Findings from research on protective factors show that some children do not have adjustment problems following parental divorce because of pre-existing factors (e.g. warmth in the parent-child relationship, positive emotionality) in their lives that help them cope with the stress. This has two implications. First, there are naturally occurring factors in children's lives that protect them; it may be possible to increase the impact of these factors through parental education programs. Second, knowing which children are likely to show more problems in the face of divorce (i.e. those without positive pre-existing factors) helps to target available services to those in need.
Measurement of Conflict
The measurement of anger-based parental conflict is well established in the research literature. In section 5, we review various general and specific measures and provide details about their psychometric properties. Although general measures are widely used and demonstrate good psychometric properties, specific measures of dyadic conflict are better predictors of long-term adjustment in children than are general measures of dyadic satisfaction. While the measurement of conflict is well established, the application of conflict measures as clinical instruments (to make decisions about individual children and families) has not been established. Some steps necessary for their use as clinical instruments are described in section 5.
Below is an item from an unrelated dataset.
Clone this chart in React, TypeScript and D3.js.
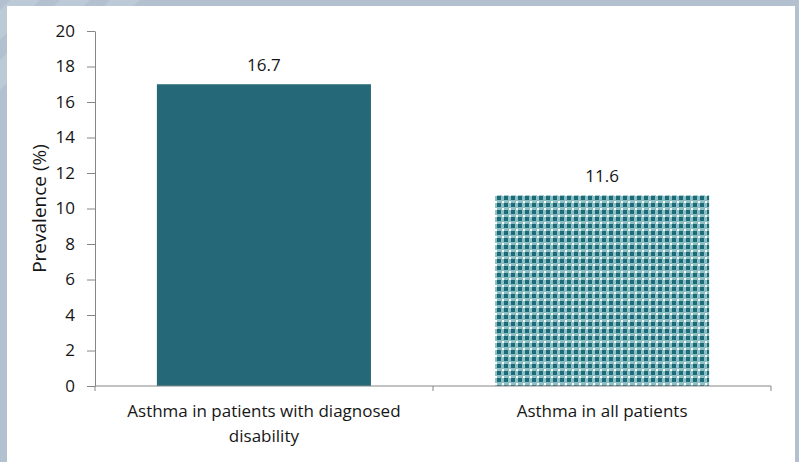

One of the policy implications of section 5 is that it may be possible to use measures of parental conflict as screening tools to identify vulnerable children and families. Another implication has to do with child measures. In section 5 we also review measures of childhood disturbance, which are well established. If a program or service delivery objective is to identify children who are likely to fare less well following the divorce of their parents, then a good strategy would be to use a well established conflict measure in conjunction with a child adjustment measure.
A review of other measures to examine the components of divorce (payment of child support, the quality of the parent-child relationship) was beyond the scope of this review. However, if such measures were combined with those for conflict and child well-being, our ability to identify those children and families most in need of services would be further increased.